Show your iguana love on September 8!
The month of September is filled with pet-themed holidays, from the furry to the scaly. Iguanas get a celebration all to themselves with National Iguana Awareness Day on September 8.
Iguanas are intriguing creatures native to South and Central America. Believed to have come ashore to the U.S. on cargo boats, they are now as common in the Florida Keys as squirrels in the Midwestern U.S.
Because the colorful creatures are not native to the United States, they are not protected from hunting or pet collection. Many Florida residents have taken to humanely homing the reptiles, turning them into pets instead of garden nuisances.
Raising reptiles requires different protocol from mammalian species. Indoors or in colder climates, heat and UV lamps are imperative. As cold-blooded creatures, iguanas regulate their body temperature via the environment, so basking periodically in the sun or a heat lamp helps them maintain ambient internal temperatures.
Many are surprised to learn that green iguanas in particular–the most common iguana pet–are strict vegetarians in all life stages, from baby to adult. They don’t actually eat insects. This is why they are unwelcome garden invaders. They feed on flowers and plants!
In human care, iguanas should get a mix of vegetables and fruits, especially fresh greens. Leafy veggies can include lettuce, collards, arugula, kale, dandelion, and more. Carrots, squash, and peppers are great vegetable options. Fruit can be added in small amounts as an occasional treat. Berries, melon, banana, and apple are great munchies for iguanas.

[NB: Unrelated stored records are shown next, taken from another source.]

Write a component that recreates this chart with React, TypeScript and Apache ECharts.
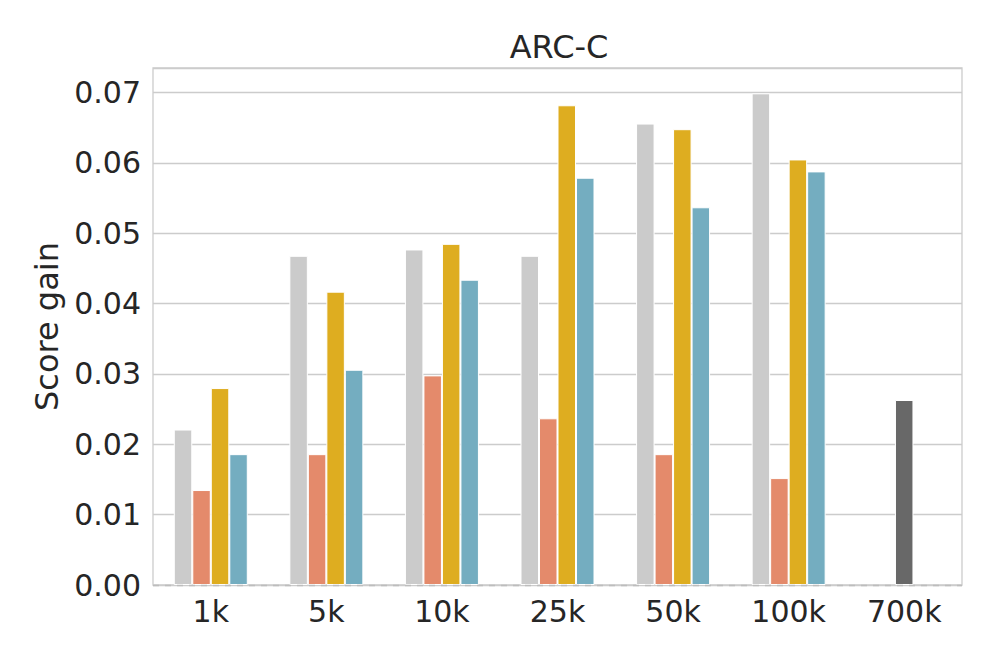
import React, { useEffect, useRef } from "react";
import * as echarts from "echarts";

const categories = ["1k", "5k", "10k", "25k", "50k", "100k", "700k"];
const grayValues = [0.0221, 0.0468, 0.0477, 0.0468, 0.0656, 0.0699, null];
const salmonValues = [0.0135, 0.0186, 0.0298, 0.0237, 0.0186, 0.0152, null];
const goldValues = [0.028, 0.0417, 0.0485, 0.0682, 0.0648, 0.0605, null];
const tealValues = [0.0186, 0.0306, 0.0434, 0.0579, 0.0537, 0.0588, null];
const darkValues = [null, null, null, null, null, null, 0.0263];
const yTicks = [0, 0.01, 0.02, 0.03, 0.04, 0.05, 0.06, 0.07];

const FONT = "DejaVu Sans";
const TEXT = "#262626";

export default function App() {
  const ref = useRef<HTMLDivElement>(null);
  useEffect(() => {
    if (!ref.current) return;
    const chart = echarts.init(ref.current, undefined, { renderer: "svg" });
    const barStyle = (color: string) => ({
      color,
      borderColor: "#ffffff",
      borderWidth: 1,
    });
    const mk = (name: string, data: (number | null)[], color: string) => ({
      name,
      type: "bar",
      data: data.map((v) => (v === null ? "-" : v)),
      barWidth: 18.5,
      barGap: "0%",
      itemStyle: barStyle(color),
      xAxisIndex: 0,
      z: 3,
    });
    chart.setOption({
      animation: false,
      title: {
        text: "ARC-C",
        left: 554,
        textAlign: "center",
        top: 26,
        textStyle: { fontFamily: FONT, fontSize: 32, fontWeight: "normal", color: TEXT },
      },
      grid: {
        left: 153,
        right: 35,
        top: 68,
        bottom: 79,
        show: true,
        borderColor: "#cccccc",
        borderWidth: 1.3,
        backgroundColor: "transparent",
      },
      xAxis: [
        {
          type: "category",
          data: categories,
          axisLine: { show: false },
          axisTick: { show: false },
          splitLine: { show: false },
          axisLabel: { fontFamily: FONT, fontSize: 30, color: TEXT, margin: 11 },
        },
        {
          type: "category",
          data: categories,
          position: "bottom",
          show: false,
        },
      ],
      yAxis: {
        type: "value",
        min: 0,
        max: 0.0735,
        interval: 0.01,
        name: "Score gain",
        nameLocation: "middle",
        nameGap: 89,
        nameTextStyle: { fontFamily: FONT, fontSize: 32, color: TEXT },
        axisLine: { show: false },
        axisTick: { show: false },
        splitLine: { lineStyle: { color: "#cccccc", width: 1.3 } },
        axisLabel: {
          fontFamily: FONT,
          fontSize: 30,
          color: TEXT,
          margin: 12,
          formatter: (v: number) => {
            const ok = yTicks.some((t) => Math.abs(t - v) < 1e-9);
            return ok ? v.toFixed(2) : "";
          },
        },
      },
      series: [
        {
          ...mk("gray", grayValues, "#cbcbcb"),
          markLine: {
            silent: true,
            symbol: "none",
            label: { show: false },
            lineStyle: { color: "#bdbdbd", type: [6, 6], width: 1.3 },
            data: [{ yAxis: 0 }],
          },
        },
        mk("salmon", salmonValues, "#e48a6b"),
        mk("gold", goldValues, "#dead20"),
        mk("teal", tealValues, "#74adc0"),
        {
          name: "dark",
          type: "bar",
          data: darkValues.map((v) => (v === null ? "-" : v)),
          barWidth: 18.5,
          xAxisIndex: 1,
          itemStyle: barStyle("#686868"),
          z: 3,
        },
      ],
    });
    return () => chart.dispose();
  }, []);
  return (
    <div
      ref={ref}
      style={{ width: 997, height: 664, position: "fixed", left: 0, top: 0, background: "#fff" }}
    />
  );
}
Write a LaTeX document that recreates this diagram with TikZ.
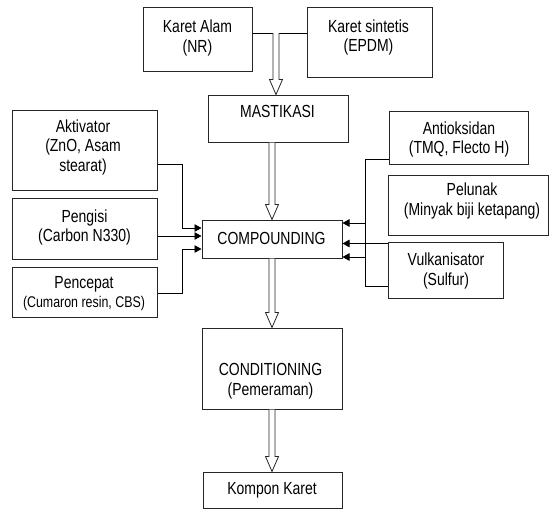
\documentclass[tikz,border=0pt]{standalone}
\usepackage{fontspec}
\setmainfont{Liberation Sans}[FakeStretch=0.8]
\usetikzlibrary{arrows.meta,calc}
\begin{document}
\begin{tikzpicture}[x=1pt,y=-1pt,
  box/.style={draw=black!85, line width=1pt, inner sep=0pt},
  txt/.style={inner sep=0pt, align=center, font=\fontsize{17.5}{19.5}\selectfont},
  conn/.style={draw=black, line width=0.9pt},
  tip/.style={-{Triangle[length=7pt,width=7.5pt]}},
  fat/.style={draw=black!85, line width=0.8pt, fill=white, line join=miter}]
\useasboundingbox (0,0) rectangle (549,509);
\newcommand\fatarrow[2]{\draw[fat] let \p1=#1, \p2=#2 in
  (\x1-3pt,\y1) -- (\x1-3pt,\y2+15pt) -- (\x1-6.5pt,\y2+15pt) -- (\x1,\y2)
  -- (\x1+6.5pt,\y2+15pt) -- (\x1+3pt,\y2+15pt) -- (\x1+3pt,\y1);}
% boxes
\node[box, minimum width=109, minimum height=64] (alam) at (197.5,39) {};
\node[box, minimum width=125, minimum height=70] (sint) at (369.5,42) {};
\node[box, minimum width=140, minimum height=47] (mast) at (278,118.5) {};
\node[box, minimum width=145, minimum height=80] (akt) at (84.5,150) {};
\node[box, minimum width=145, minimum height=61] (peng) at (84.5,228.5) {};
\node[box, minimum width=145, minimum height=50] (penc) at (84.5,292) {};
\node[box, minimum width=140, minimum height=38] (comp) at (272,239) {};
\node[box, minimum width=139, minimum height=53] (anti) at (458.5,137.5) {};
\node[box, minimum width=160, minimum height=60] (pelu) at (468,205) {};
\node[box, minimum width=115, minimum height=56] (vulk) at (445.5,270) {};
\node[box, minimum width=140, minimum height=81] (cond) at (272,368.5) {};
\node[box, minimum width=139, minimum height=36] (komp) at (272.5,490) {};
% texts
\node[txt] (alam-t) at (197.5,38) {Karet Alam\\(NR)};
\node[txt] (sint-t) at (368.5,37.5) {Karet sintetis\\(EPDM)};
\node[txt] (mast-t) at (277.5,111) {MASTIKASI};
\node[txt] (akt-t) at (83,147) {Aktivator\\(ZnO, Asam\\stearat)};
\node[txt] (peng-t) at (84.5,227.5) {Pengisi\\(Carbon N330)};
\node[txt] (penc-t) at (84,293.5) {Pencepat\\{\fontsize{15.5}{18}\selectfont (Cumaron resin, CBS)}};
\node[txt] (comp-t) at (271.5,238.5) {COMPOUNDING};
\node[txt] (anti-t) at (459,139.5) {Antioksidan\\(TMQ, Flecto H)};
\node[txt] (pelu-t) at (472,201) {Pelunak\\(Minyak biji ketapang)};
\node[txt] (vulk-t) at (446,271) {Vulkanisator\\(Sulfur)};
\node[txt] (cond-t) at (270.5,381) {CONDITIONING\\(Pemeraman)};
\node[txt] (komp-t) at (272,490) {Kompon Karet};
% top join
\coordinate (join) at (276,33);
\draw[conn] (alam.east |- join) -- (sint.west |- join);
\fatarrow{(join)}{(mast.north -| join)}
\fatarrow{(mast.south -| comp.north)}{(comp.north)}
\fatarrow{(comp.south)}{(cond.north)}
\fatarrow{(cond.south)}{(komp.north)}
% left connectors
\coordinate (lbus) at (182,164);
\draw[conn,tip] (akt.east |- lbus) -- (lbus) -- (182,228) -- (comp.west |- 0,228);
\draw[conn,tip] (peng.east |- 0,236) -- (comp.west |- 0,236);
\draw[conn,tip] (penc.east |- 0,293) -- (182,293) -- (182,249) -- (comp.west |- 0,249);
% right connectors
\coordinate (rbus) at (365,159);
\draw[conn,tip] (anti.west |- rbus) -- (rbus) -- (365,223) -- (comp.east |- 0,223);
\draw[conn] (365,223) -- (365,286) -- (vulk.west |- 0,286);
\draw[conn,tip] (vulk.west |- 0,243.5) -- (comp.east |- 0,243.5);
\draw[conn,tip] (365,257) -- (comp.east |- 0,257);
\end{tikzpicture}
\end{document}
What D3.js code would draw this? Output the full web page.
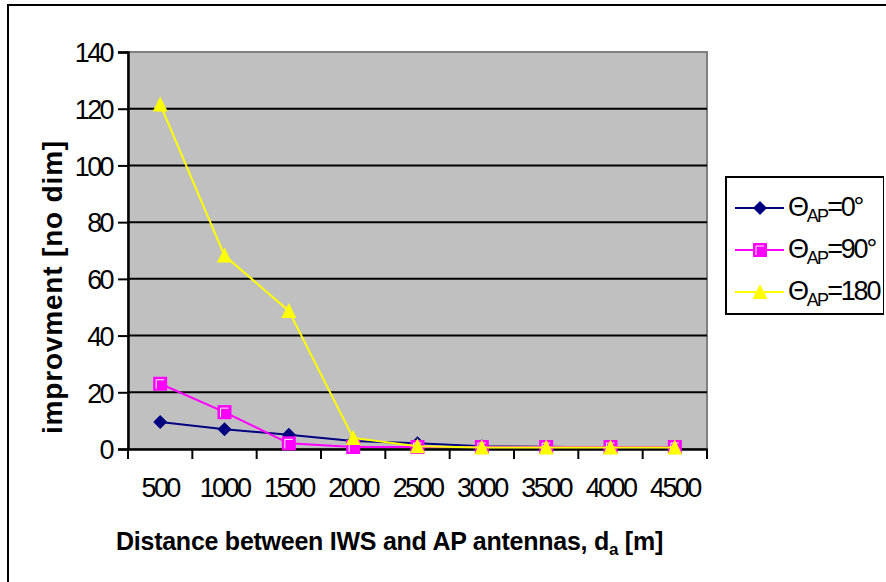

Calcium and vitamin D deficiencies are ailments seen most frequently in iguanas due to poor nutrition and insufficient sunlight. Calcium powder supplements can be added to the food to prevent this, and outdoor time–even on a leash–or a UV lamp can reverse low levels of vitamin D.
Iguanas make great pets and can bond with their owners similar to dogs and cats. But if you’re thinking of welcoming one into your family, do your reptile research first.